DARPA seeks technology that would trigger electronics on the battlefield to self-destruct. The goal: Electronics that last only as long as needed.

10 Cool DARPA Projects In Development
10 Cool DARPA Projects In Development
(click image for larger view)

The Defense Advanced Research Projects Agency (DARPA) is getting closer to developing "transient" electronics that could self-destruct when no longer needed on the battlefield. The agency recently awarded a $3.45 million contract to IBM to design chips that can shatter using a trigger.

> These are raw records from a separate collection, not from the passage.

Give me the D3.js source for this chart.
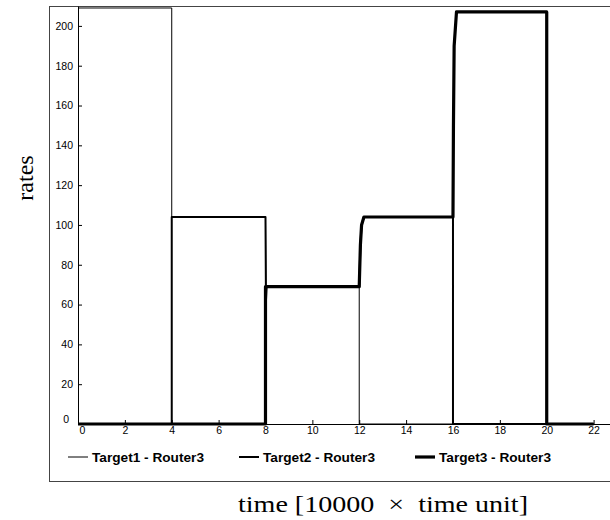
<!DOCTYPE html>
<html>
<head>
<meta charset="utf-8">
<script src="https://cdn.jsdelivr.net/npm/d3@7"></script>
<style>
	body { margin: 0; background: #fff; }
	svg { display: block; }
	.tick text { font-family: "Liberation Sans", Arial, sans-serif; font-size: 10.5px; fill: #000; }
	.legende text { font-family: "Liberation Sans", Arial, sans-serif; font-size: 13px; font-weight: bold; }
	.titre { font-family: "Liberation Serif", "Times New Roman", serif; font-size: 24px; }
</style>
</head>
<body>
<div id="chart"></div>
<script>
// donnees
var seriesNames = ["Target1 - Router3", "Target2 - Router3", "Target3 - Router3"];

var t1Time = [0, 4, 4, 8, 8.02, 8.05, 12, 12, 22];
var t1Rate = [209, 209, 104, 104, 62, 69, 69, 0, 0];

var t2Time = [0, 4, 4, 8, 8.02, 8.05, 12, 12.05, 12.1, 12.2, 16, 16, 22];
var t2Rate = [0, 0, 104, 104, 62, 69, 69, 90, 100, 104, 104, 0, 0];

var t3Time = [0, 8, 8, 12, 12.05, 12.1, 12.2, 16, 16.02, 16.05, 16.15, 20, 20, 22];
var t3Rate = [0, 0, 69, 69, 90, 100, 104, 104, 150, 190, 207, 207, 0, 0];

var xTicks = [0, 2, 4, 6, 8, 10, 12, 14, 16, 18, 20, 22];
var yTicks = [0, 20, 40, 60, 80, 100, 120, 140, 160, 180, 200];

var lineWidths = [1, 2, 3.2];

(function () {
	var width = 610, height = 520;
	// attention: "top" est reserve par window
	var mLeft = 78, mTop = 6, mRight = 610, mBottom = 424;

	var svg = d3.select("#chart").append("svg")
		.attr("width", width)
		.attr("height", height);

	// cadre exterieur
	svg.append("rect")
		.attr("x", 49.5).attr("y", 6.5)
		.attr("width", 600).attr("height", 475)
		.attr("fill", "none")
		.attr("stroke", "#444")
		.attr("stroke-width", 1);

	var x = d3.scaleLinear().domain([0, 22.7]).range([mLeft, mRight]);
	var y = d3.scaleLinear().domain([0, 210]).range([mBottom, mTop]);

	var xAxis = svg.append("g")
		.attr("transform", "translate(0," + mBottom + ")")
		.call(d3.axisBottom(x).tickValues(xTicks).tickSizeInner(-4).tickSizeOuter(0).tickPadding(3));
	var yAxis = svg.append("g")
		.attr("transform", "translate(" + mLeft + ",0)")
		.call(d3.axisLeft(y).tickValues(yTicks).tickSizeInner(-4).tickSizeOuter(0).tickPadding(5));

	xAxis.select(".domain").attr("stroke", "#000");
	yAxis.select(".domain").attr("stroke", "#000");
	// le zero est decale pour ne pas toucher le coin
	xAxis.selectAll(".tick text").filter(function (d) { return d === 0; }).attr("dx", 4);
	yAxis.selectAll(".tick text").filter(function (d) { return d === 0; }).attr("dx", -4).attr("dy", "-0.1em");

	var series = [
		{ time: t1Time, rate: t1Rate },
		{ time: t2Time, rate: t2Rate },
		{ time: t3Time, rate: t3Rate }
	];

	var line = d3.line()
		.x(function (d) { return x(d[0]); })
		.y(function (d) { return y(d[1]); });

	series.forEach(function (s, i) {
		var pts = s.time.map(function (t, j) { return [t, s.rate[j]]; });
		svg.append("path")
			.datum(pts)
			.attr("d", line)
			.attr("fill", "none")
			.attr("stroke", "#000")
			.attr("stroke-width", lineWidths[i])
			.attr("stroke-linejoin", "round");
	});

	// legende
	var legX = [68, 239, 415];
	var leg = svg.append("g").attr("class", "legende");
	seriesNames.forEach(function (n, i) {
		leg.append("line")
			.attr("x1", legX[i]).attr("x2", legX[i] + 20)
			.attr("y1", 457).attr("y2", 457)
			.attr("stroke", "#000")
			.attr("stroke-width", lineWidths[i]);
		leg.append("text")
			.attr("x", legX[i] + 24).attr("y", 462)
			.attr("textLength", 112)
			.attr("lengthAdjust", "spacingAndGlyphs")
			.text(n);
	});

	// titres des axes
	svg.append("text")
		.attr("class", "titre")
		.attr("transform", "translate(33,178) rotate(-90)")
		.attr("text-anchor", "middle")
		.text("rates");

	svg.append("text")
		.attr("class", "titre")
		.attr("x", 238).attr("y", 512)
		.attr("textLength", 290)
		.attr("lengthAdjust", "spacingAndGlyphs")
		.text("time [10000 \u00a0\u00d7\u00a0 time unit]");
})();
</script>
</body>
</html>
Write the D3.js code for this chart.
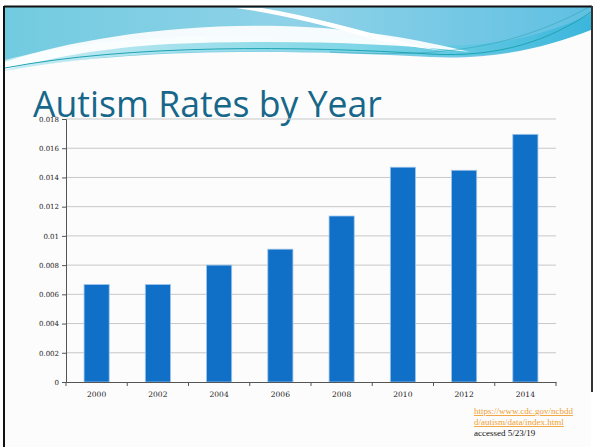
<!DOCTYPE html>
<html><head><meta charset="utf-8">
<script src="https://cdn.jsdelivr.net/npm/d3@7"></script>
<style>html,body{margin:0;padding:0;background:#fff;}svg{display:block;}</style>
</head><body>
<script>
const years = ["2000","2002","2004","2006","2008","2010","2012","2014"];
const rates = [0.00667,0.00667,0.0080,0.00909,0.01136,0.0147,0.01449,0.01695];
const yTickValues = [0,0.002,0.004,0.006,0.008,0.01,0.012,0.014,0.016,0.018];
const yTickLabels = ["0","0.002","0.004","0.006","0.008","0.01","0.012","0.014","0.016","0.018"];
const titleText = "Autism Rates by Year";
const sourceLines = ["https://www.cdc.gov/ncbdd","d/autism/data/index.html"];
const accessedText = "accessed 5/23/19";

const W=594,H=447;
const svg=d3.select("body").append("svg").attr("width",W).attr("height",H);

// slide background
svg.append("rect").attr("x",0).attr("y",0).attr("width",W).attr("height",H).attr("fill","#ffffff");
svg.append("rect").attr("x",5).attr("y",7).attr("width",586).attr("height",440).attr("fill","#fcfcfc");

// header decoration
const defs=svg.append("defs");
const g1=defs.append("linearGradient").attr("id","hdr").attr("x1","0").attr("x2","1").attr("y1","0").attr("y2","0");
g1.append("stop").attr("offset","0").attr("stop-color","#72cbe0");
g1.append("stop").attr("offset","0.5").attr("stop-color","#8fd2e8");
g1.append("stop").attr("offset","1").attr("stop-color","#5fc0e2");
const g2=defs.append("linearGradient").attr("id","band").attr("x1","0").attr("x2","1").attr("y1","0").attr("y2","0");
g2.append("stop").attr("offset","0").attr("stop-color","#c8ecf3");
g2.append("stop").attr("offset","0.6").attr("stop-color","#7fd6e6");
g2.append("stop").attr("offset","1").attr("stop-color","#3bb6dc");
const hdr=svg.append("g");
hdr.append("rect").attr("x",5).attr("y",7).attr("width",586).attr("height",70).attr("fill","url(#hdr)");
hdr.append("path").attr("d","M5,60 C120,30 300,30 420,44 C480,50 540,38 591,14 L591,30 C545,48 500,58 430,56 C300,48 130,46 5,72 Z").attr("fill","url(#band)");
hdr.append("path").attr("d","M5,62 C70,40 170,24 280,26 C360,28 420,40 470,52 C380,42 270,40 170,44 C100,48 50,58 5,70 Z").attr("fill","#ffffff").attr("opacity",0.92);
hdr.append("path").attr("d","M236,8 L262,8 C310,16 360,30 410,44 C425,48 440,50 452,52 C420,48 395,44 370,38 C320,24 280,14 236,8 Z").attr("fill","#ffffff");
hdr.append("path").attr("d","M5,71 C130,47 300,50 430,57 C500,60 550,46 591,30 L591,447 L5,447 Z").attr("fill","#fcfcfc");
hdr.append("path").attr("d","M5,68 C130,44 300,46 430,54 C500,58 550,40 591,12").attr("fill","none").attr("stroke","#1fa3b3").attr("stroke-width",1);
hdr.append("path").attr("d","M330,52 C420,56 500,56 591,6").attr("fill","none").attr("stroke","#2a9fb0").attr("stroke-width",0.7).attr("opacity",0.7);

// frame
svg.append("line").attr("x1",4).attr("x2",592).attr("y1",6.5).attr("y2",6.5).attr("stroke","#111").attr("stroke-width",2);
svg.append("line").attr("x1",4).attr("x2",4).attr("y1",6).attr("y2",447).attr("stroke","#111").attr("stroke-width",2);
svg.append("line").attr("x1",592).attr("x2",592).attr("y1",6).attr("y2",392).attr("stroke","#333").attr("stroke-width",2);

// title
const title=svg.append("text").attr("x",33).attr("y",117).attr("fill","#17678a")
  .attr("font-family","'Open Sans', sans-serif").attr("font-size",38).text(titleText);
const tw=title.node().getComputedTextLength();
title.attr("font-size",38*349/tw);

// chart
const x0=66,x1=556,yTop=119,yBot=382;
const x=d3.scaleBand().domain(years).range([x0,x1]).paddingInner(0.59).paddingOuter(0.295);
const xb=d3.scaleBand().domain(years).range([x0,x1]);
const y=d3.scaleLinear().domain([0,0.018]).range([yBot,yTop]);

svg.append("g").selectAll("line").data(yTickValues.slice(1)).join("line")
  .attr("x1",x0).attr("x2",x1).attr("y1",d=>y(d)).attr("y2",d=>y(d))
  .attr("stroke","#c8c8c8").attr("stroke-width",1);

svg.append("g").selectAll("rect").data(years).join("rect")
  .attr("x",d=>x(d)).attr("width",x.bandwidth())
  .attr("y",(d,i)=>y(rates[i])).attr("height",(d,i)=>yBot-y(rates[i]))
  .attr("fill","#106fc6").attr("stroke","#9ec4ea").attr("stroke-width",0.8);

const yAxis=d3.axisLeft(y).tickValues(yTickValues).tickFormat((d,i)=>yTickLabels[i]).tickSize(4).tickPadding(3);
const ya=svg.append("g").attr("transform",`translate(${x0},0)`).call(yAxis);
ya.select(".domain").attr("stroke","#555");
ya.selectAll(".tick line").attr("stroke","#555");
ya.selectAll("text").attr("font-family","'DejaVu Serif', serif").attr("font-size",7).attr("fill","#222");

const xAxis=d3.axisBottom(xb).tickSize(0).tickPadding(10);
const xa=svg.append("g").attr("transform",`translate(0,${yBot})`).call(xAxis);
xa.select(".domain").attr("stroke","#555");
xa.selectAll("text").attr("font-family","'DejaVu Serif', serif").attr("font-size",7.5).attr("fill","#222");
const bounds=years.map(d=>xb(d)).concat([x1]);
xa.append("g").selectAll("line").data(bounds).join("line")
  .attr("x1",d=>d).attr("x2",d=>d).attr("y1",0).attr("y2",4).attr("stroke","#555");

const src=svg.append("g").attr("font-family","'Liberation Serif', serif").attr("font-size",9);
src.selectAll("text.l").data(sourceLines).join("text").attr("class","l")
  .attr("x",474).attr("y",(d,i)=>414+i*11).attr("fill","#f0a030")
  .attr("text-decoration","underline").text(d=>d);
src.append("text").attr("x",474).attr("y",436).attr("fill","#111").text(accessedText);
</script>
</body></html>
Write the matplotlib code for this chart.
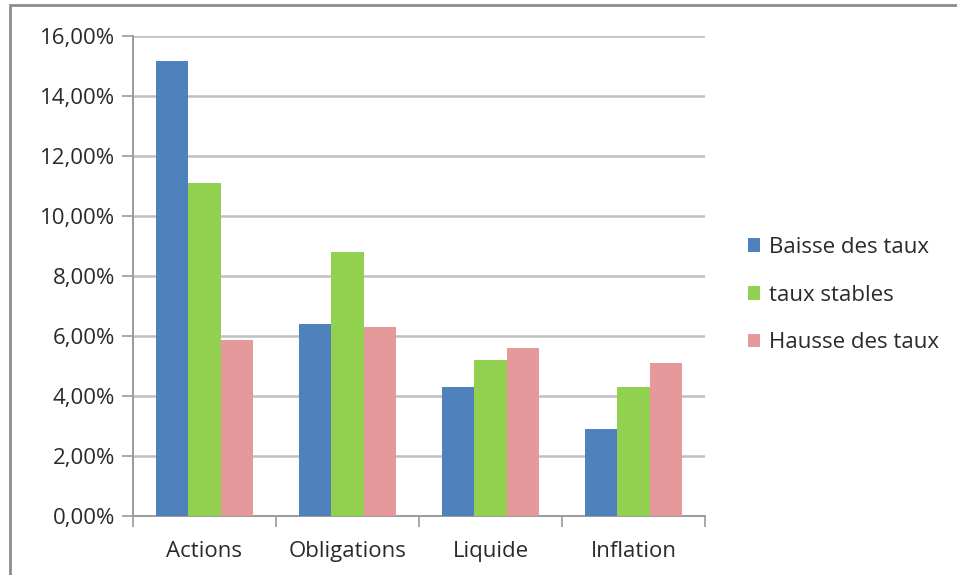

IBM plans to use "strained glass substrates" to fragment complementary metal oxide semiconductor (CMOS) chips into the materials that they're made of: silicon and silicon dioxide powder. With the help of an external frequency signal, a trigger such as a fuse or a reactive metal layer will be used to initiate shattering in at least one location on the glass substrate, according to a proposed approach described in an award notice posted by DARPA. In that document, DARPA said IBM will explore various systems to "enhance glass shattering and techniques" for CMOS devices.

DARPA is working on a new class of electronics as part of its Vanishing Programmable Resources (VAPR) program. Technologies developed under VAPR would be just as rugged as, and would function like, those currently used by the military, but when triggered they would be completely or partially damaged.

[Want to become part of DARPA's analysis community? Learn more: DARPA Opens Software, Data To Public.]

Potential applications include sensors for buildings and transportation, and environmental monitoring. Networks of sensors, for instance, could be used during a military mission, then dissolve into the environment. Another potential application is health monitoring in the field.

 DARPA is seeking ways to trigger electronics to self-destruct. (Image courtesy of DARPA.)
DARPA is seeking ways to trigger electronics to self-destruct. (Image courtesy of DARPA.)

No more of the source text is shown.